A Igreja foi conivente com este massacre. Ela também possuía os seus escravos. Como na senzala, ela aplicava os castigos aos corpos de negros e indígenas infratores, com o desencargo de consciência de aplicar apenas a metade da pena, que era aplicada na Corte. Durante muito tempo, as congregações religiosas não permitiam que os vocacionados negros, tivessem acesso ao sacerdócio como clérigos. Somente os aceitavam como “Irmãos leigos”, que prestavam serviços subalternos nas sacristias das igrejas ou nos conventos religiosos.

Somos um país que cultiva em si mesmo o famoso “complexo de vira lata”. Esta expressão quer designar um comportamento autodepreciativo, quando as pessoas vivem rebaixando a si mesmas e ao mesmo tempo enaltecendo as outras de fora. Em outras palavras, as pessoas acabam depreciando a sua própria cultura, usos, costumes e o seu modo de ser, a sua inteligência, sua economia e até mesmo os seus princípios morais, enquanto supervaloriza os valores de outrem. Com esta ideia em mente, os brasileiros passaram a se ver como seres inferiores aos demais.

Na verdade esta ideia surge entre nós no século XX, quando Joseph Arthur de Gobineau, desembarcou no Brasil em 1845. Segundo a ideia deste conde francês, os cariocas eram tidos como “verdadeiros macacos”. Sem falar que o nosso Monteiro Lobato, juntamente com alguns intelectuais da época, defendiam ardorosamente a supremacia da raça branca, afirmando que a nossa miscigenação era a causa de todos os nossos males. Numa demonstração clara de como o racismo estava presente desde os primórdios nas ideias dos nossos, num pessimismo muito grande em relação ao povo brasileiro. Monteiro Lobato chegou a afirmar que “o brasileiro era um tipo imprestável que não conseguiria crescer sem o apoio de uma raça pura”. Branca, claro!

Conhecer a história é conhecer quem somos nós.
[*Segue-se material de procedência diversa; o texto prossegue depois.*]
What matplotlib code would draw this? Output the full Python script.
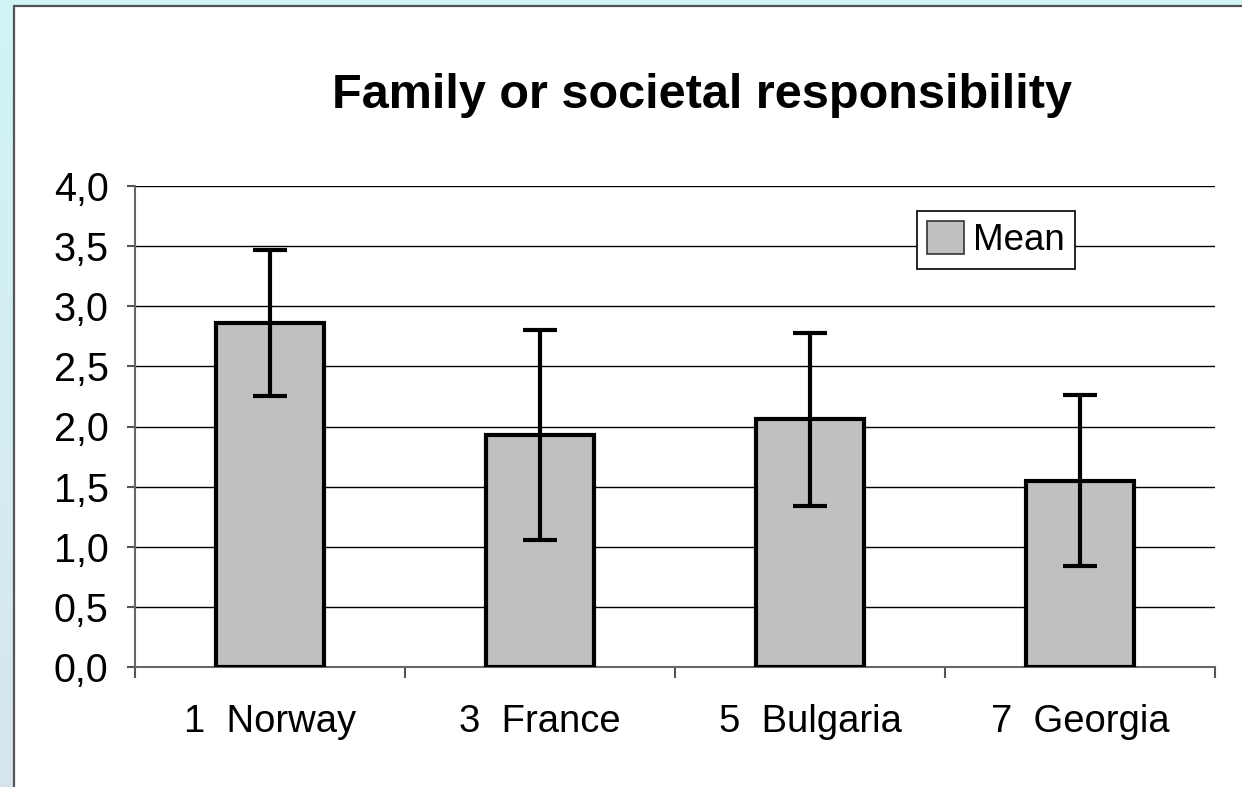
import numpy as np
import matplotlib
matplotlib.use("Agg")
import matplotlib.pyplot as plt
from matplotlib.patches import Rectangle

# data
countries = ["1  Norway", "3  France", "5  Bulgaria", "7  Georgia"]
means = [2.86, 1.93, 2.06, 1.55]
errs = [0.61, 0.87, 0.72, 0.71]
yticks = [0.0, 0.5, 1.0, 1.5, 2.0, 2.5, 3.0, 3.5, 4.0]
ytick_labels = ["0,0", "0,5", "1,0", "1,5", "2,0", "2,5", "3,0", "3,5", "4,0"]

plt.rcParams['font.family'] = ['Liberation Sans', 'DejaVu Sans']

W, H = 1242, 787
fig = plt.figure(figsize=(W / 100, H / 100), dpi=100)

# background: pale cyan gradient with a white panel on top
bg = fig.add_axes([0, 0, 1, 1], zorder=-10)
grad = np.linspace(0, 1, 256).reshape(-1, 1)
top_c = np.array([0.82, 0.96, 0.96])
bot_c = np.array([0.84, 0.90, 0.93])
img = top_c[None, None, :] * (1 - grad[:, :, None]) + bot_c[None, None, :] * grad[:, :, None]
bg.imshow(img, aspect='auto', extent=[0, 1, 0, 1])
bg.add_patch(Rectangle((13.5 / W, -0.1), 1.2, 1.1 - 6.5 / H, facecolor='white',
                       edgecolor='#555555', linewidth=1.6))
bg.set_xlim(0, 1)
bg.set_ylim(0, 1)
bg.axis('off')

ax = fig.add_axes([135 / W, 120 / H, 1080 / W, 481 / H])
x = np.arange(len(countries))
ax.bar(x, means, width=0.40, color='#c0c0c0', edgecolor='black', linewidth=3,
       label='Mean', zorder=3)
ax.errorbar(x, means, yerr=errs, fmt='none', ecolor='black', elinewidth=3,
            capsize=12, capthick=3, zorder=4)

ax.set_xlim(-0.5, 3.5)
ax.set_ylim(0, 4.0)
ax.set_yticks(yticks)
ax.set_yticklabels(ytick_labels, fontsize=28.5)
ax.yaxis.grid(True, color='black', linewidth=1.0, zorder=0)
ax.set_axisbelow(True)

ax.set_xticks(x)
ax.set_xticklabels(countries, fontsize=27.5)
ax.set_xticks(np.arange(-0.5, 4, 1), minor=True)
ax.tick_params(axis='x', which='major', length=0, pad=27)
ax.tick_params(axis='x', which='minor', length=8, width=1.5, color='#555555', direction='out')
ax.tick_params(axis='y', length=6, width=1.5, color='#555555', pad=13)

for s in ['top', 'right']:
    ax.spines[s].set_visible(False)
for s in ['left', 'bottom']:
    ax.spines[s].set_color('#666666')
    ax.spines[s].set_linewidth(1.5)
ax.set_facecolor('none')

leg = ax.legend(loc='upper left', bbox_to_anchor=(917 / W, 1 - 211 / H),
                bbox_transform=fig.transFigure, fontsize=26.5, frameon=True,
                fancybox=False, framealpha=1, edgecolor='black',
                handlelength=1.0, handleheight=1.0, handletextpad=0.25,
                borderpad=0.28, borderaxespad=0)
leg.get_frame().set_linewidth(1.2)
for h in leg.legend_handles:
    h.set_linewidth(1.2)
    h.set_edgecolor('#333333')

fig.text(702 / W, 1 - 108 / H, "Family or societal responsibility", fontsize=35,
         fontweight='bold', ha='center', va='baseline')

fig.savefig("out.png", dpi=100)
Um povo sofrido, vítima da supremacia de uma elite branca, que comandou e ainda comanda os destinos desta grande nação. A nossa cultura é extremamente rica, justamente pelo fato de conter em si esta grande diversidade, fruto desta miscigenação. Apesar de uma história marcada pelo sofrimento e dor, somos um povo de uma riqueza inestimável que precisa acreditar mais em si e valorizar o seu povo que sobrevive na resistência. Como Pedro, rezemos a nossa superação como povo que quer se valorizar: “Ó Deus sempre negro e até branco às vezes, Deus de todas as cores e de nenhuma cor, proximidade fraterna em Jesus de Nazaré e sempre mistério insondável: Concede ao Povo negro, desta nossa Afroamérica e da África Mãe e de todo o mundo, a perseverante lucidez de seus ancestrais, matriarcas e patriarcas, e a teimosa resistência de seus lutadores e mártires, para conquistarem plenamente seus direitos como pessoas e como Povo; e concede-nos a todos – de todas as cores – uma infinita negra solidariedade. Axé, Amém, Aleluia! (Oração da causa negra – Pedro Casaldáliga) Que a Senhora Indígena de Guadalupe nos proteja!